Groep 2: bewerkte culinaire ingrediënten Hiermee bedoelen we voedingsbestanddelen uit onbewerkte voedingsmiddelen, die een bewerkingsproces hebben ondergaan. Het kan hierbij gaan om raffineren, persen, malen en drogen. Deze categorie omvat producten zoals olie, boter, suiker en zout.
Groep 3: bewerkte voedingsmiddelen Dit zijn voedingsmiddelen die zijn samengesteld uit verschillende ingrediënten uit de eerste twee groepen. Het gaat hier meestal om een beperkt aantal ingrediënten die een bewerkingsproces, zoals koken, hebben ondergaan. Typische voorbeelden van producten binnen deze categorie zijn kaas, gezouten of gerookt vlees, onverpakt vers brood of ingeblikte groenten.
Groep 4: ultrabewerkte voedingsmiddelen Deze categorie omvat producten die door middel van industriële processen zijn samengesteld. Zij omvatten vaak vijf of meer ingrediënten. Het oorspronkelijke voedingsmiddel uit groep 1 is hier niet meer of nog maar in beperkte mate aanwezig. Ook bevatten ze vaak additieven zoals kleurstoffen of smaakstoffen. Voorbeelden van ultrabewerkte producten zijn frisdrank, sauzen, koekjes, chips, bereid vlees, bepaalde vleesvervangers en sommige kant-en-klare maaltijden.

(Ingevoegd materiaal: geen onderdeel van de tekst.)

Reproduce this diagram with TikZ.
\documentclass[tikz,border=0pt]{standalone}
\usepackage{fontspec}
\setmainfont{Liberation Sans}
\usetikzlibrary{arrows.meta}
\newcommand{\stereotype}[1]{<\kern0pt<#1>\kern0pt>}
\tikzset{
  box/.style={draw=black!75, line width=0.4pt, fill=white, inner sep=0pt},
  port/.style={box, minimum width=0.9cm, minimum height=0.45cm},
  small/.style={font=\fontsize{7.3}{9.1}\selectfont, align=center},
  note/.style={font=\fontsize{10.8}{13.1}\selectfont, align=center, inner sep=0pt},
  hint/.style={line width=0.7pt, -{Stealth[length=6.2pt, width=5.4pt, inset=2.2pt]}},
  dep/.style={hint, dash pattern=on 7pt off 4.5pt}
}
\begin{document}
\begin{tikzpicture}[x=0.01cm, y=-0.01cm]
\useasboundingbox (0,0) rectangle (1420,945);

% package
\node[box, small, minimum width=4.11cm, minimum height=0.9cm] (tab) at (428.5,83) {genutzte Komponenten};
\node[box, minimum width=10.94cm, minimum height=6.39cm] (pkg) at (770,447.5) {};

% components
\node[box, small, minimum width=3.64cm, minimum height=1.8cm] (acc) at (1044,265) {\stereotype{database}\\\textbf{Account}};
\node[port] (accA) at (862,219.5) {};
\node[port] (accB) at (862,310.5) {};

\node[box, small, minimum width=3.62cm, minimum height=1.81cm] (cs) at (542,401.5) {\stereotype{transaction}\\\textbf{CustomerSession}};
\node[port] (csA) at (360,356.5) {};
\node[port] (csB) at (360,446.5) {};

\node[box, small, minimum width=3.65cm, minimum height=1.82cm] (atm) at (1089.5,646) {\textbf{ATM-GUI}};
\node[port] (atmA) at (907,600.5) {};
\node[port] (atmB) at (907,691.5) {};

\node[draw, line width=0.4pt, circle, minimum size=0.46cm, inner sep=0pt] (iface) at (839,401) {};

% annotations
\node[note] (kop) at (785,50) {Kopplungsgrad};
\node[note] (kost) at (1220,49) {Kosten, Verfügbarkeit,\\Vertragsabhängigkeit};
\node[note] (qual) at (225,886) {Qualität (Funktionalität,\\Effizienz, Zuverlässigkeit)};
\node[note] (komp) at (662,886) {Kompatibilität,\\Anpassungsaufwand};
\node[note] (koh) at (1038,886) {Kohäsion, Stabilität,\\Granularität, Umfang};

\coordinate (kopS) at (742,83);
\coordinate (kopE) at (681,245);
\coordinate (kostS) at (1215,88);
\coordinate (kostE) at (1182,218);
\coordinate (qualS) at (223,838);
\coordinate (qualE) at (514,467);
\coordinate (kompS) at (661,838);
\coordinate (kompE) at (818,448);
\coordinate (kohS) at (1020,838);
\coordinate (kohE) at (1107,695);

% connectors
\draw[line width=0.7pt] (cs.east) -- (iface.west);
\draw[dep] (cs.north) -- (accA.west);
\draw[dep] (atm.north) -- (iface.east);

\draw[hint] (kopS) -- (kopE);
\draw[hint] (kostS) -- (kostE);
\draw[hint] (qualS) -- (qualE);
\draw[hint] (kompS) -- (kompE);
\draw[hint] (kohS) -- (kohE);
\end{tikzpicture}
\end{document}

Is ultrabewerkt altijd ongezond?
Ultrabewerkte voedingsmiddelen worden geregeld gelinkt aan een verhoogd risico op obesitas, diabetes type 2, hart- en vaatziekten en bepaalde soorten kanker. Een veelvoorkomend misverstand is evenwel dat ultrabewerkte voeding per definitie ongezond zou zijn. De classificatie zegt namelijk niets over de voedingswaarde en de toegevoegde waarde van een product voor bepaalde consumenten.
Binnen de groep ultrabewerkte voedingsmiddelen vallen bijvoorbeeld ook lactosevrije melk. Bovendien kunnen bepaalde bewerkingsprocessen de kwaliteit, voedingswaarde en voedselveiligheid verbeteren. Zo krijgen producten door extrusie – een proces
waarbij ingrediënten onder druk en hitte door een matrijs worden geperst – een luchtige en krokante structuur. Dat maakt producten vaak makkelijker verteerbaar en helpt om de smaak en het aroma te behouden, zodat minder vet of suiker nodig is. Denken we maar aan krokante ontbijtgranen en sommige babyvoeding.
Samengevat is het verstandig om binnen een gezonde levensstijl zoveel mogelijk voor producten binnen de eerste drie categorieën te gaan. Toch hoeven ultrabewerkte voedingsmiddelen niet helemaal uit de voorraadkast, koelkast of diepvries gebannen te worden, zeker niet als ze voor de consument in kwestie specifieke voordelen kunnen opleveren.
Diepgevroren vis: een gezonde en duurzame keuze
Een mooi voorbeeld van een minimaal bewerkt voedingsmiddel binnen de eerste NOVA-klasse is diepgevroren vis. Pittman Seafoods gebruikt bovendien de IQF-technologie (Individually Quick Frozen), waarbij vis individueel en snel wordt ingevroren. Deze methode voorkomt de vorming van grote ijskristallen en behoudt de moleculaire structuur van de vis (lees ook onze blog: ‘De man die de diepgevroren vis en zeevruchten uitvond’).
Hierdoor blijven de vorm, kleur, geur, smaak én voedingswaarden behouden na ontdooiing. Omdat deze technologie het mogelijk maakt om de vis in afzonderlijke porties in te vriezen, heeft de consument de mogelijkheid om precies de hoeveelheid te gebruiken die hij of zij nodig heeft. De rest kan gewoon terug in het vriesvak. Dat betekent ook minder verspilling en een vermindering van de afvalberg. Daardoor is diepgevroren vis niet alleen een gezonde, maar ook een duurzame en gebruiksvriendelijke keuze.